We continue to work to improve VMware Communities performance and ensure consistently acceptable page load times. We are tuning the system in the following key areas:
1. Load Balancer Configuration: Today, we updated the F5 load balancer configuration to direct requests directly to the two clustered Tomcat instances running the communities application, bypassing Apache. This will remove the cause of the Gateway Timeout messages many of you have reported. If one of the nodes in the application cluster is down, the load balancer will now redirect all traffic to the functioning node.
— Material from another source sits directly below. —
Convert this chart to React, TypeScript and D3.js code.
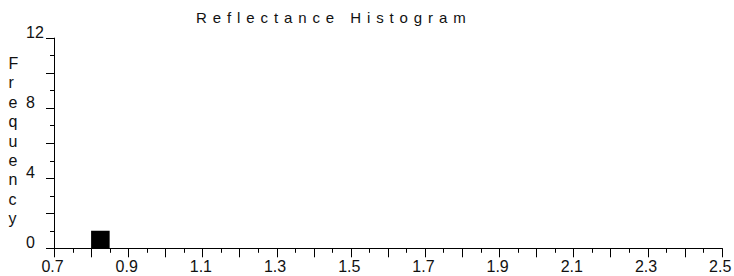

2. Redirecting Google traffic: The performance slowdowns of the last several weeks correlate directly to increased load caused by automated services like Google or RSS readers indexing / accessing the VMware Communities site. We had been aware of this issue since December when we updated the robots.txt file on the servers to disallow crawling by Google and reconfigured Apache to redirect Google crawls to a mirror of the site. This fix appeared to work; however, in the last couple of weeks, we have seen that when the system is under load, Google traffic affects the application anyway. The load balancer configuration changes described in #1 above should help resolve this: instead of having Google redirected from Apache running on the same server as the application, it is now redirected from the load balancer. This should remove the cause of the recent performance slowdowns while ensuring that Google continues to index the VMware Communities content. As I write this, we are still in the process of investigating whether there are other changes required to isolate Google and other automated service traffic, so I will update later then week when I have confirmed this fix.
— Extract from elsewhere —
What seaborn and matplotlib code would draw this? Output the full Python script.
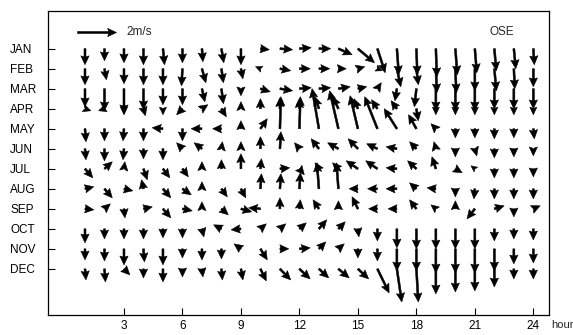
import numpy as np
import pandas as pd
import matplotlib
matplotlib.use("Agg")
import matplotlib.pyplot as plt
import seaborn as sns

# Mean wind vectors at OSE by month and hour of day (m/s)
months = ["JAN", "FEB", "MAR", "APR", "MAY", "JUN",
          "JUL", "AUG", "SEP", "OCT", "NOV", "DEC"]
hours = list(range(1, 25))
hour_ticks = [3, 6, 9, 12, 15, 18, 21, 24]

# eastward (u) and northward (v) components, hours 1..24
jan_u = [0, 0, 0, 0, 0.08, 0, 0.05, 0.12, 0, 0.45, 0.65, 0.6, 0.6, 0.7, 0.85, 0.4, 0.1, 0.05, 0.05, 0.1, 0.1, 0.1, 0.1, 0.05]
jan_v = [-0.8, -0.6, -0.7, -0.8, -0.8, -0.7, -0.65, -0.7, -0.8, -0.05, -0.05, 0.05, 0.0, -0.3, -0.7, -1.2, -1.3, -1.3, -1.4, -1.3, -1.2, -1.1, -1.0, -0.8]
feb_u = [0, 0.1, 0, 0, 0, -0.05, 0.2, 0.1, 0.1, -0.25, 0.55, 0.55, 0.55, 0.4, 0.35, 0.25, 0.2, 0.1, 0.05, 0.05, 0.0, 0.1, 0.05, 0.0]
feb_v = [-0.8, -0.55, -0.75, -0.8, -0.8, -0.85, -0.7, -0.7, -0.5, 0.1, -0.1, 0.0, 0.0, 0.0, 0.1, -0.1, -0.9, -0.8, -1.2, -1.2, -1.1, -1.1, -1.0, -0.9]
mar_u = [0, 0, 0, 0, 0, 0, 0.15, 0.1, 0, 0.5, 0.65, 0.6, 0.6, 0.6, 0.45, 0.2, -0.1, -0.1, 0, 0, 0, 0, 0, 0]
mar_v = [-0.9, -1.1, -1.25, -1.05, -0.8, -0.8, -0.65, -0.75, -0.35, -0.15, -0.1, 0.05, 0.05, 0.1, 0.1, 0.3, -0.6, -0.9, -1.1, -1.1, -1.1, -1.0, -1.0, -1.0]
apr_u = [0.3, -0.3, 0, 0.1, 0, -0.3, 0.3, 0.25, 0, 0, 0, 0, -0.2, -0.3, -0.2, -0.3, -0.3, 0.1, 0, 0, 0, 0, 0, 0]
apr_v = [-0.1, -0.1, -0.3, -0.35, -0.3, -0.3, 0.2, -0.4, 0.35, 0.5, 0.55, 0.5, 0.6, 0.6, 0.5, 0.45, 0.4, -0.6, -0.3, -0.3, -0.3, -0.3, -0.3, -0.3]
may_u = [0.05, 0, -0.05, 0, -0.55, 0, -0.55, -0.45, 0, 0.35, 0.05, 0.05, -0.35, -0.45, -0.4, -0.65, -0.65, -0.4, -0.25, 0, 0, 0, 0, 0.05]
may_v = [-0.65, -0.6, -0.6, -0.6, 0.05, -0.6, 0.0, 0.0, 0.4, 0.5, 1.6, 1.6, 2.0, 1.9, 1.65, 1.6, 1.0, 0.7, 0.25, -0.45, -0.45, -0.5, -0.45, -0.5]
jun_u = [0.05, 0, -0.05, 0, 0, -0.3, -0.4, 0.05, 0, 0, 0.05, -0.25, -0.4, -0.55, -0.5, -0.55, -0.55, -0.35, -0.1, 0, 0.1, 0, 0, 0]
jun_v = [-0.55, -0.6, -0.55, -0.5, -0.55, 0.3, 0.3, 0.35, 0.35, 0.6, 0.85, 0.3, 0.5, 0.3, 0.5, 0.25, 0.1, 0.35, 0.35, -0.4, -0.35, -0.45, -0.4, -0.35]
jul_u = [0.4, 0.4, 0.05, 0.2, 0.35, 0.3, 0, 0, 0, 0.05, 0.5, 0.25, -0.2, -0.3, -0.6, -0.6, -0.55, -0.45, -0.2, 0.35, -0.2, 0, 0, 0]
jul_v = [-0.45, 0.35, 0.35, -0.55, -0.45, -0.4, 0.35, 0.45, 0.75, 0.5, 0.05, -0.3, 0.3, 0.3, 0.4, 0.4, 0.05, 0.4, 0.6, -0.2, 0.15, -0.45, -0.45, -0.4]
aug_u = [0.45, 0.4, 0.45, -0.1, 0.4, 0.45, 0, 0.3, 0.25, 0.05, 0.05, 0.05, -0.1, -0.1, -0.45, -0.5, -0.55, -0.35, -0.45, 0, -0.05, 0, 0, 0]
aug_v = [0.1, -0.45, -0.1, 0.45, -0.45, -0.3, 0.35, -0.4, -0.45, 0.75, 0.75, 0.8, 1.3, 1.3, 0.0, 0.0, 0.0, 0.3, 0.05, -0.4, -0.5, -0.5, -0.5, -0.5]
sep_u = [0.45, 0.3, 0.05, 0.45, 0.4, 0.5, 0, 0.35, 0.55, -0.6, 0, 0.05, -0.3, 0, -0.3, -0.45, -0.45, -0.35, -0.25, 0, -0.4, 0.5, 0, 0.35]
sep_v = [-0.05, 0.25, -0.45, 0.1, -0.45, -0.1, 0.35, -0.3, -0.15, 0.05, 0.55, 0.45, 0.45, 0.4, 0.6, 0.0, 0.0, 0.45, 0.2, 0.4, -0.5, 0.15, -0.4, 0.15]
oct_u = [0, 0, 0, 0, 0, 0, 0.1, -0.4, -0.5, 0.3, 0.3, 0.35, 0.4, 0.35, 0.05, 0, 0, 0, 0, 0, 0, 0, 0, 0]
oct_v = [-0.7, -0.5, -0.5, -0.5, -0.45, -0.45, -0.4, 0.2, -0.05, 0.25, 0.25, 0.3, 0.45, 0.35, -0.4, -0.6, -0.95, -1.0, -1.0, -1.0, -1.0, -0.6, -0.5, -0.55]
nov_u = [0, 0, 0, 0.05, 0, 0, 0, 0, -0.35, 0.35, 0.45, 0.55, 0.35, 0.3, 0, 0, 0, 0, 0, 0, 0, 0, 0, 0]
nov_v = [-0.55, -0.6, -0.8, -0.65, -0.8, -0.45, -0.55, -0.5, 0.25, -0.55, 0.0, 0.05, 0.35, 0.25, -0.45, -0.6, -1.1, -1.1, -1.2, -1.2, -1.2, -1.1, -0.75, -0.7]
dec_u = [0.05, 0.05, 0.3, 0, 0, 0, 0.05, 0.05, 0.1, 0.3, 0.55, 0.55, 0.5, 0.55, 0.55, 0.6, 0.25, 0.1, 0, 0, 0, 0, 0, 0]
dec_v = [-0.55, -0.65, -0.3, -0.45, -0.65, -0.4, -0.4, -0.55, -0.55, -0.6, -0.55, -0.5, -0.45, -0.45, -0.5, -1.2, -1.65, -1.65, -1.25, -1.15, -1.1, -0.9, -0.5, -0.5]

u_rows = [jan_u, feb_u, mar_u, apr_u, may_u, jun_u, jul_u, aug_u, sep_u, oct_u, nov_u, dec_u]
v_rows = [jan_v, feb_v, mar_v, apr_v, may_v, jun_v, jul_v, aug_v, sep_v, oct_v, nov_v, dec_v]

records = []
for row, (name, us, vs) in enumerate(zip(months, u_rows, v_rows)):
    for h, u, v in zip(hours, us, vs):
        records.append({"month": name, "row": row, "hour": h, "u": u, "v": v})
df = pd.DataFrame(records)

sns.set_theme(style="ticks")
plt.rcParams["font.family"] = ["Liberation Sans", "DejaVu Sans"]

fig = plt.figure(figsize=(5.73, 3.35), dpi=100)
ax = fig.add_axes([0.083, 0.06, 0.875, 0.907])

# y axis runs JAN (top) to DEC (bottom); north is drawn upward on screen
q = ax.quiver(df["hour"], df["row"], df["u"], -df["v"],
              angles="xy", scale_units="xy", scale=1, units="xy",
              width=0.1, headwidth=4.2, headlength=4.5, headaxislength=4.0,
              minlength=0.1, minshaft=0.8, pivot="tail", color="black",
              edgecolor="black", linewidth=0.4)

ax.set_xlim(-0.92, 24.8)
ax.set_ylim(13.3, -1.88)

ax.quiverkey(q, X=2.6, Y=-0.83, U=2, label="2m/s", labelpos="E",
             coordinates="data", labelsep=0.1, color="black",
             fontproperties={"size": 8.5})
ax.text(22.4, -0.83, "OSE", fontsize=8.5, ha="center", va="center")

ax.set_xticks(hour_ticks)
ax.set_xticklabels([str(h) for h in hour_ticks])
ax.set_yticks(range(len(months)))
ax.set_yticklabels(months, ha="left")
ax.tick_params(direction="in", length=5, width=0.8, labelsize=8.5, colors="black")
ax.tick_params(axis="y", pad=27)
ax.tick_params(axis="x", pad=4)
for s in ax.spines.values():
    s.set_linewidth(0.9)
    s.set_color("black")

fig.text(551 / 573, 1 - 325 / 335, "hour", fontsize=8, ha="left", va="center")

fig.savefig("out.png", dpi=100)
3. Adding a third node: This will add 50% more processing capacity and should allow the application to handle traffic peaks better. We are taking advantage of this change to review all system configuration settings across the cluster. We will implement the third node in the next two weeks.In addition, we have made two application setting changes to temporarily increase performance:
a. Query caching: Many of you have noticed the "Your message was posted successfully, but there will be a short delay before it is viewable in the thread" message when you post. We turned on query caching, which reduces system load about 20% by not requiring the application to rebuild the thread when a new message is posted. The query cache was originally set to 10 seconds, but we reduced it to 5 seconds, which should reduce how often community participants see the message. Our current thinking is to remove query caching when we stabilize performance.
b. Status Level Calculator: The status level calculator refresh rate has been set to 12 hours, which reduces system load. We will reset the status level calculation refresh rate to a shorter interval when we determine that doing so won’t negatively affect system performance.